Два брата, или Москва в 1812 году | страница 57



– Впрочем, я, ей-богу, не понимаю, – сказал он Зембину. – В церкви было не так много народа… Вера Николаевна садилась уже в карету, вдруг подошел один мальчик.

– Какой мальчик? – быстро спросил Зембин.

– Я не заметила… может быть, нищенький, – отвечала, побледнев, Зембина и бросив умоляющий взгляд на Сельмина.

– Я сам не рассмотрел его, – сказал Сельмин. – Вы вскрикнули, я перепугался…

– Очень благодарна вам, Александр Петрович. Это был маленький истерический припадок… Вы к ним не привыкли… И видно, что холостой человек…

Все это Зембина говорила с ласковою улыбкою, которой сильно противоречила возрастающая бледность лица ее. Видно было, что усилия притворства с трудом одолевали страдания сердца. Воспоминание о мальчике, так жестоко сказанное Сельминым, довершало мучения. Зембина инстинктивно решилась сказать еще одну незначащую фразу из светского словаря, но это было последнее ее усилие. Страдания преодолели, фраза была не кончена, и Зембина с тихим вздохом упала без чувств на диван. И муж и Сельмин бросились к ней на помощь; весь дом пришел в движение. Сельмин, чувствуя новую свою вину, спешил уехать под предлогом отыскания доктора.

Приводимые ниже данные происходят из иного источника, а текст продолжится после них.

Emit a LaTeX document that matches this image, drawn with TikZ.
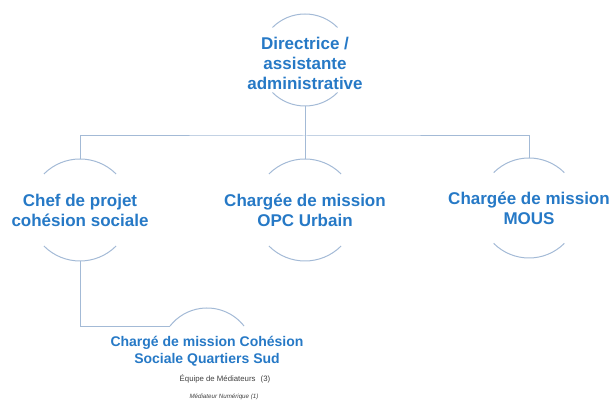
\documentclass[tikz,border=0pt]{standalone}
\usepackage{fontspec}
\setmainfont{Liberation Sans}
\usetikzlibrary{positioning, calc}
\definecolor{roleblue}{RGB}{38,121,198}
\definecolor{ringgray}{RGB}{163,186,214}
\definecolor{staffgray}{RGB}{64,64,64}
\newcommand{\ringarcs}[2]{%
  \draw[ring line] (#1.45) arc[start angle=45, end angle=135, radius=#2];
  \draw[ring line] (#1.225) arc[start angle=225, end angle=315, radius=#2];}

\tikzset{
  ring/.style={circle, minimum size=2*#1, inner sep=0pt, outer sep=0pt},
  ring line/.style={draw=ringgray, line width=1pt},
  link/.style={draw=ringgray, line width=1pt},
  role/.style={text=roleblue, font=\bfseries\fontsize{17}{20}\selectfont, align=center, inner sep=0pt},
  staff/.style={text=staffgray, font=\fontsize{7.8}{9}\selectfont, inner sep=0pt},
}

\begin{document}
\begin{tikzpicture}[x=1pt, y=1pt]
    \useasboundingbox (0,0) rectangle (613,403);

    %Rings
    \node[ring=46pt] (dirring) at (305,343) {};
    \node[ring=51pt] (chefring) at (80,193) {};
    \node[ring=51pt] (opcring) at (305,193) {};
    \node[ring=50pt] (mousring) at (529,195) {};
    \node[ring=47pt] (cqsring) at (207,48) {};

    \ringarcs{dirring}{46pt}
    \ringarcs{chefring}{51pt}
    \ringarcs{opcring}{51pt}
    \ringarcs{mousring}{50pt}
    \draw[ring line] (cqsring.38) arc[start angle=38, end angle=142, radius=47pt];

    %Titles
    \node[role] (dir) at ($(dirring)+(0,-3)$) {Directrice /\\assistante\\administrative};
    \node[role] (chef) at (chefring) {Chef de projet\\cohésion sociale};
    \node[role] (opc) at (opcring) {Chargée de mission\\OPC Urbain};
    \node[role] (mous) at (mousring) {Chargée de mission\\MOUS};
    \node[role, font=\bfseries\fontsize{14}{17}\selectfont] (cqs) at ($(cqsring)+(0,4)$) {Chargé de mission Cohésion\\Sociale Quartiers Sud};
    \node[staff] (equipe) at (225,24) {Équipe de Médiateurs\hspace{3pt} (3)};
    \node[staff, font=\itshape\fontsize{6.2}{8}\selectfont] (numerique) at (224,6) {Médiateur Numérique (1)};

    %Lines
    \coordinate (bus) at (305,267);
    \draw[link] (dirring.south) -- (opcring.north);
    \draw[link] (chefring.north) |- (bus) -| (mousring.north);
    \draw[link] (chefring.south) |- (cqsring.142);
\end{tikzpicture}
\end{document}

Через полчаса возвратился он с врачом, но Зембина была уж в своей спальне, куда отправился доктор с мужем, а Сельмин остался в кабинете генерала. Через четверть часа Зембин воротился угрюмый, печальный, безмолвный… Сельмин ожидал от него расспросов о встрече с Сашею, но старик молчал и на вопрос Сельмина о здоровье Веры Николаевны отвечал сухо:

– Ничего! пройдет!

Сельмину больше нечего было делать, как проститься и уехать. Но все случившееся так глубоко поразило его, что он не решился ехать к Леоновым, которые с нетерпением ожидали его, чтоб узнать о последствиях рокового свидания.

К вечеру приехал к Сельмину сам Зембин.

При входе его Сельмин предвидел, что надобно готовиться к объяснению.

Разговор, разумеется, начался с того, что Сельмин спросил о здоровье Веры Николаевны.

– Ей лучше, да мне-то, братец, хуже, – угрюмо отвечал Зембин.

– Что ж случилось?

Генерал печально покачал головой и не отвечал. На лице его заметна была внутренняя борьба. Ему не хотелось нарушить молчания, которое он столько лет сохранял, а между тем он чувствовал также необходимость узнать от Сельмина то, чего он сам не мог добиться от жены. Он даже надеялся успеть в этом, не высказывая всей своей семейной тайны Сельмину. Но, подавляя сильное волнение чувств, он не предвидел, что первая капля, переполнившая сосуд, непременно увлечет за собою целый поток. В груди его кипела огненная лава; она уже поднималась к своему кратеру; одно мгновение, и она должна была вылиться через края губительною струею.